A Glimpse on Inconformity of Balinese Hinduism
To give a better idea on the inconformity of Hinduism in Bali, the Pegatuakan ceremony that fortunately, happen today will serve as a good example.
Today, Balinese celebrate Pegatuakan ceremony, this ceremony mark the end of Galungan bigger period (the smaller period ends on Kuningan Holiday). Today the hallmark of Galungan, Penjor (a long bamboo pole about eight meter high with curved end, and decorated with palm leaves, rice paddies, corn on the cob, coconut, cakes, a piece of white or yellow cloth, etc) will be uninstalled, and a great festivity will accompany this ceremony.
Pegatuakan ceremony is celebrated by presenting some offering to the merajan or sanggah (family temple) and to the Kahyangan Tiga (three main temples in every village). A parade of women carrying offering on their head can be seen today on every road in south Bali. Temples will be decorated with colorful fabrics and symbolic ornaments made of young coconut leaves. The scale of pomposity and the size of offering are equal with the Galungan (Balinese Christmas) ceremony. Moreover, today is full moon, a holiday that happens together with full moon (Purnama Kapitu) will be considered as a Nadi, grand holiday. Of course, the offering and pomposity of grand holiday is bigger than ordinary holiday.
Only the Balinese in south Bali celebrate the Pegatuakan ceremony in great pomposity. Balinese in north Bali do not celebrate the Pegatuakan ceremony as pompous as their colleagues in south Bali. In some area in north Bali, there is no celebration today.

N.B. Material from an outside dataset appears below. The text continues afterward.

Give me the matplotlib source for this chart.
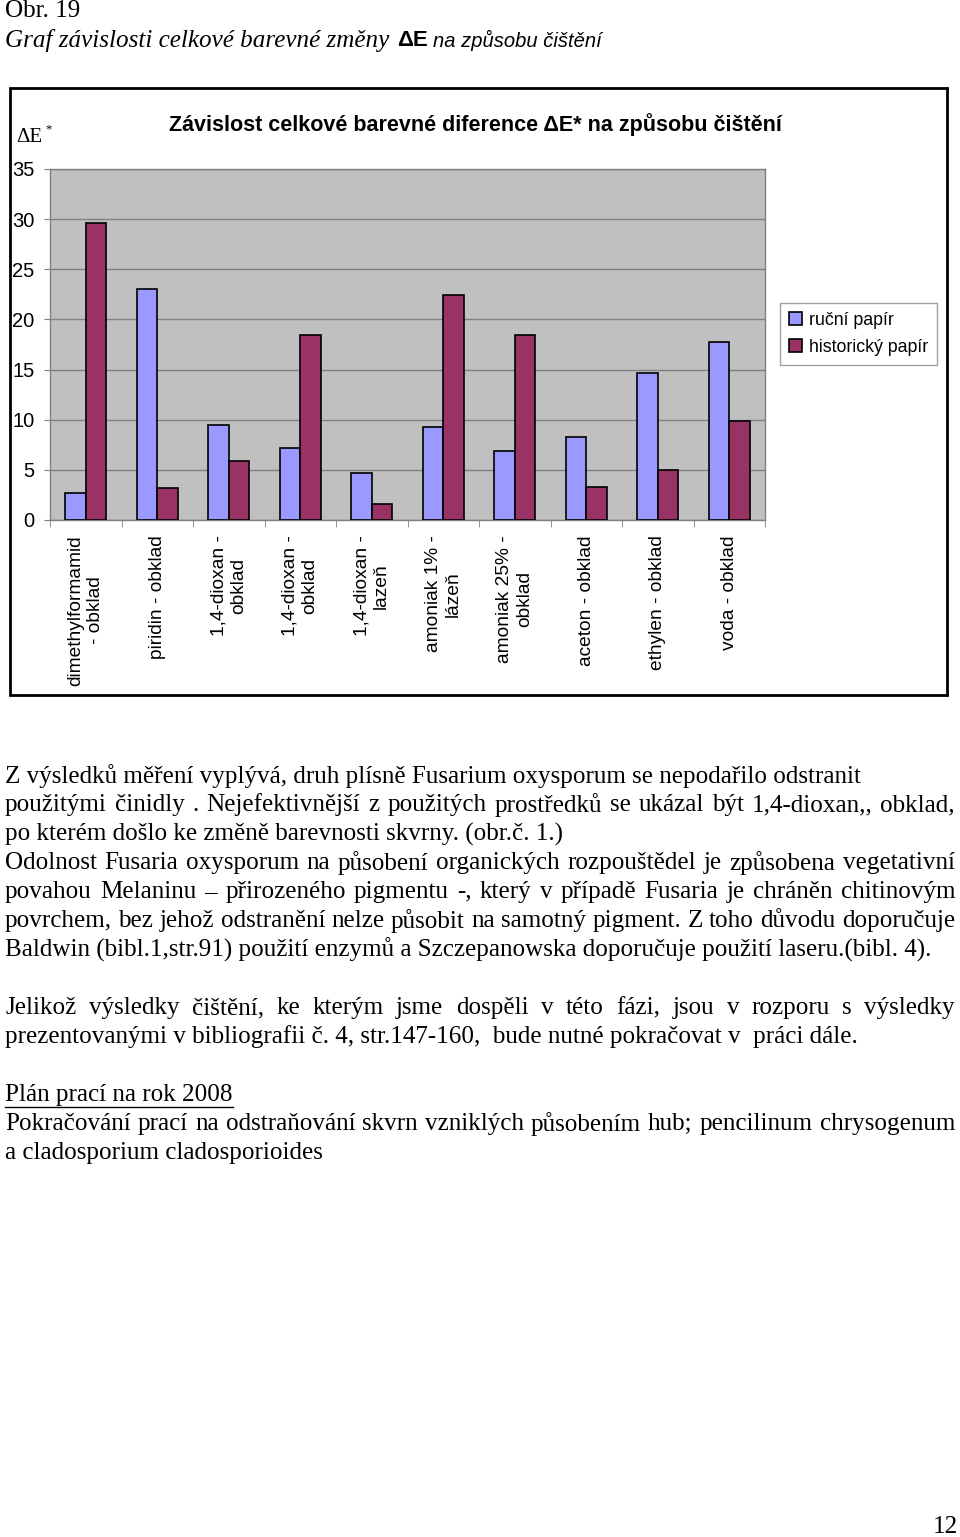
import numpy as np
import matplotlib
matplotlib.use("Agg")
import matplotlib.pyplot as plt
from matplotlib.patches import Rectangle
from matplotlib.lines import Line2D

# data
categories = ["dimethylformamid\n- obklad", "piridin - obklad", "1,4-dioxan -\nobklad",
              "1,4-dioxan -\nobklad", "1,4-dioxan -\nlazeň", "amoniak 1% -\nlázeň",
              "amoniak 25% -\nobklad", "aceton - obklad", "ethylen - obklad", "voda - obklad"]
rucni = [2.7, 23.0, 9.5, 7.2, 4.7, 9.3, 6.9, 8.3, 14.7, 17.7]
historicky = [29.6, 3.2, 5.9, 18.4, 1.6, 22.4, 18.4, 3.3, 5.0, 9.9]
y_ticks = [0, 5, 10, 15, 20, 25, 30, 35]

body_lines = [
    ("Z výsledků měření vyplývá, druh plísně Fusarium oxysporum se nepodařilo odstranit", 776, False),
    ("použitými činidly . Nejefektivnější z použitých prostředků se ukázal být 1,4-dioxan,, obklad,", 805, True),
    ("po kterém došlo ke změně barevnosti skvrny. (obr.č. 1.)", 834, False),
    ("Odolnost Fusaria oxysporum na působení organických rozpouštědel je způsobena vegetativní", 863, True),
    ("povahou Melaninu – přirozeného pigmentu -, který v případě Fusaria je chráněn chitinovým", 892, True),
    ("povrchem, bez jehož odstranění nelze působit na samotný pigment. Z toho důvodu doporučuje", 921, True),
    ("Baldwin (bibl.1,str.91) použití enzymů a Szczepanowska doporučuje použití laseru.(bibl. 4).", 950, False),
    ("Jelikož  výsledky čištění, ke kterým jsme dospěli v této fázi, jsou v rozporu s výsledky", 1008, True),
    ("prezentovanými v bibliografii č. 4, str.147-160,  bude nutné pokračovat v  práci dále.", 1037, False),
    ("Plán prací na rok 2008", 1095, False),
    ("Pokračování prací na odstraňování skvrn vzniklých působením hub; pencilinum chrysogenum", 1124, True),
    ("a cladosporium cladosporioides", 1153, False),
]

W, H = 960, 1537
fig = plt.figure(figsize=(9.6, 15.37), dpi=100)
renderer = fig.canvas.get_renderer()

SERIF = "Liberation Serif"
SANS = "Liberation Sans"


def fx(px):
    return px / W


def fy(py):
    return 1 - py / H


def width_of(t):
    return t.get_window_extent(renderer).width


def put(x, y, s, **kw):
    return fig.text(fx(x), fy(y), s, va="center", ha="left", **kw)


# body font size fitted to the first line width
probe = put(5, 776, body_lines[0][0], family=SERIF, size=10)
body_size = 10 * 857 / width_of(probe)
probe.remove()

# header
put(5, 11, "Obr. 19", family=SERIF, size=body_size)
x = 5
t = put(x, 40, "Graf závislosti celkové barevné změny", family=SERIF, style="italic", size=body_size)
x += width_of(t) + 8
t = put(x, 40, "ΔE", family=SANS, weight="bold", size=16)
x += width_of(t) + 5
put(x, 40, "na způsobu čištění", family=SANS, style="italic", size=14.5)

# body text
left, right = 5, 955
for line, y, justify in body_lines:
    if not justify:
        t = put(left, y, line, family=SERIF, size=body_size)
        if line.startswith("Plán"):
            w = width_of(t)
            fig.add_artist(Line2D([fx(left), fx(left + w)], [fy(y + 12), fy(y + 12)],
                                  transform=fig.transFigure, color="black", lw=1))
        continue
    words = line.split()
    objs = [put(left, y, wd, family=SERIF, size=body_size) for wd in words]
    widths = [width_of(o) for o in objs]
    gap = (right - left - sum(widths)) / (len(words) - 1)
    xx = left
    for o, w in zip(objs, widths):
        o.set_x(fx(xx))
        xx += w + gap

put(945, 1527, "12", family=SERIF, size=body_size).set_ha("center")

# chart frame
fig.add_artist(Rectangle((fx(10), fy(695)), fx(937), (695 - 88) / H, transform=fig.transFigure,
                         fill=False, edgecolor="black", lw=2))

# chart
ax = fig.add_axes([fx(50), fy(520), fx(715), (520 - 169) / H])
ax.set_facecolor("#C0C0C0")
xs = np.arange(len(categories))
bw = 0.29
ax.bar(xs - bw / 2, rucni, bw, color="#9999FF", edgecolor="black", lw=1.2, label="ruční papír", zorder=3)
ax.bar(xs + bw / 2, historicky, bw, color="#993366", edgecolor="black", lw=1.2, label="historický papír", zorder=3)
ax.set_xlim(-0.5, len(categories) - 0.5)
ax.set_ylim(0, 35)
ax.set_yticks(y_ticks)
ax.yaxis.grid(True, color="#808080", lw=1, zorder=1)
ax.set_axisbelow(True)
for sp in ax.spines.values():
    sp.set_color("#808080")
    sp.set_linewidth(1)
ax.set_xticks(xs)
ax.set_xticklabels(categories, rotation=90, rotation_mode="anchor", ha="right", va="center",
                   multialignment="center", family=SANS, size=13.8)
ax.set_xticks(np.arange(-0.5, len(categories), 1), minor=True)
ax.tick_params(axis="x", which="major", length=0, pad=11)
ax.tick_params(axis="x", which="minor", length=5, color="#808080")
ax.tick_params(axis="y", length=4, color="#808080", pad=7, labelsize=14.5)
for lb in ax.get_yticklabels():
    lb.set_family(SANS)

fig.text(fx(475), fy(125), "Závislost celkové barevné diference ΔE* na způsobu čištění",
         family=SANS, weight="bold", size=15.5, ha="center", va="center")
put(16, 137, "ΔE", family=SERIF, size=15)
put(45, 129, "*", family=SERIF, size=9)

leg = ax.legend(loc="upper left", bbox_to_anchor=(fx(780), fy(303)), bbox_transform=fig.transFigure,
                borderaxespad=0, fancybox=False, framealpha=1, edgecolor="#A0A0A0",
                prop={"family": SANS, "size": 12.8}, handlelength=0.75, handleheight=0.75,
                handletextpad=0.4, borderpad=0.5, labelspacing=0.55)
leg.get_frame().set_linewidth(1)

fig.savefig("out.png", dpi=100)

This kind diversity is common in Bali. There are great and various diversities on the religious aspect among hundreds of villages in Bali. The concept of Desa, Kala, Patra (place, time, and circumstance) is the sole base of this diversity. Balinese believe that every village has its own way on celebrating and preparing a ceremony, range from the kind of offering to kind of ceremony which is celebrated (some offering are used in a certain village but not in other one, a ceremony is celebrated in village A but not in village B). A phrase ‘the way it is in Bali’ is totally nonsense.
Dr. Hildred Geertz the author of ‘Kinship in Bali‘ desperately said ‘a law in a village is exception in the next‘, a statement that clearly define the uniformity in Bali.